The Santa Barbara City Council voted 5-2 last week to draft a “right-to-return” ordinance, requiring landlords to offer renovated units back to displaced tenants at capped rents.
Although well-intentioned, this proposal fundamentally misunderstands the economics underlying property investment.
Consider a typical four-unit building, with apartments renting at $2,500 per month — the lower end of Santa Barbara’s market.
A comprehensive renovation typically costs around $400,000, or $100,000 per unit. During the six-month renovation period, the owner also loses $60,000 in rental income, totaling an investment of $460,000.
Under the proposed ordinance’s 8% rent-increase cap (5% base plus 3% cost-of-living adjustment), monthly rents would rise by just $200 per unit.
This generates only an additional $9,600 annually for the entire building, meaning it would take an impractical 48 years simply to break even — excluding taxes, inflation and ongoing maintenance.
By contrast, investing the same $460,000 in a conservative 3% certificate of deposit would grow to approximately $1.9 million over those same 48 years.
Few property owners would logically choose decades-long recoupment over a secure and vastly more profitable investment.
Evidence from other cities illustrates the unintended consequences of similar policies. Stanford researchers found that San Francisco’s rent control initially reduced displacement by 15%, but ultimately caused an equivalent decrease in rental supply as landlords converted units to condominiums.
New York City has lost 300,000 rent-stabilized units since 1994, largely due to deferred maintenance and insufficient returns on investment.
Portland’s “right-to-return” policy achieved a mere 20% tenant return rate, simultaneously reducing rental listings by 13%.
California’s statewide Tenant Protection Act already caps annual rent increases at 5% plus inflation (up to 10%) for qualifying units and sensibly allows market-rate resets following substantial renovations.
Unlike the proposed Santa Barbara ordinance, state policy recognizes that sustainable housing investment requires economically viable returns.
By imposing more stringent restrictions, Santa Barbara risks undermining this carefully balanced approach.
The city’s housing crisis primarily stems from insufficient housing supply — not inadequate tenant protections.
Instead of incentivizing new construction or streamlining the development process, this policy penalizes responsible property owners who seek to upgrade aging buildings.
When landlords cannot recover their costs, they often defer necessary maintenance, leading to deteriorating housing conditions, or sell their properties to corporate investors with fewer community ties.
The City Council rejected a similar proposal just last year after extensive deliberation.
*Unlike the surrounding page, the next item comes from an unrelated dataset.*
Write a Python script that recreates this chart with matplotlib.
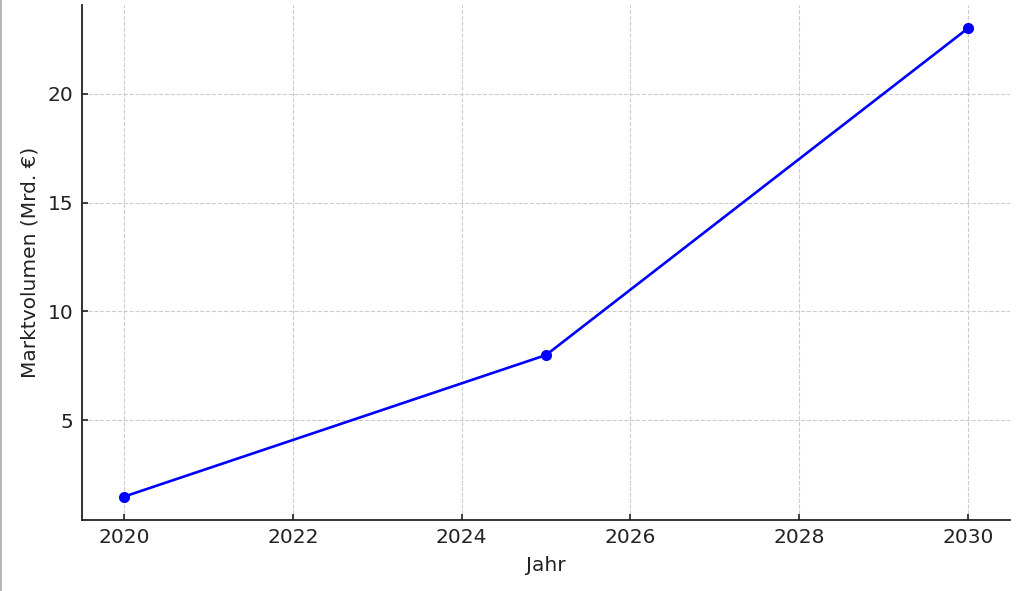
import matplotlib
matplotlib.use('Agg')
import matplotlib.pyplot as plt
from matplotlib.lines import Line2D

jahre = [2020, 2025, 2030]
volumen = [1.5, 8, 23]
x_ticks = [2020, 2022, 2024, 2026, 2028, 2030]
y_ticks = [5, 10, 15, 20]

plt.rcParams['font.family'] = 'DejaVu Sans'

fig = plt.figure(figsize=(10.24, 5.91), dpi=100)
ax = fig.add_axes([82 / 1024, 71 / 591, 928 / 1024, 515 / 591])

ax.plot(jahre, volumen, color='blue', linewidth=1.9, marker='o', markersize=7)

ax.set_xticks(x_ticks)
ax.set_yticks(y_ticks)
ax.tick_params(direction='in', length=4.5, width=1.2, labelsize=14.5, pad=6,
               colors='#222222')
ax.set_xlabel('Jahr', fontsize=14.5, color='#222222', labelpad=6)
ax.set_ylabel('Marktvolumen (Mrd. €)', fontsize=14.5, color='#222222', labelpad=6)

ax.grid(True, linestyle='--', color='#cccccc', linewidth=0.8)
ax.set_axisbelow(True)
for side in ['top', 'right']:
    ax.spines[side].set_visible(False)
for side in ['left', 'bottom']:
    ax.spines[side].set_linewidth(1.3)
    ax.spines[side].set_color('#222222')

# thin frame line on the left edge of the screenshot
fig.add_artist(Line2D([0.0008, 0.0008], [0, 1], transform=fig.transFigure,
                      color='#aaaaaa', linewidth=1.2))

fig.savefig('out.png', dpi=100)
The primary change since then has been the election of a new council member who ran on tenant-protection promises, suggesting political motivations rather than pragmatic policy considerations.
Santa Barbara needs decisive action addressing the root cause of its housing challenges: insufficient supply.
On April 8, the council should reconsider this ordinance, shifting its efforts toward reducing bureaucratic hurdles, supporting the city’s Local Housing Trust Fund, and fostering an environment that encourages investment and development.
Our community deserves effective solutions benefiting both tenants and property owners in the long run.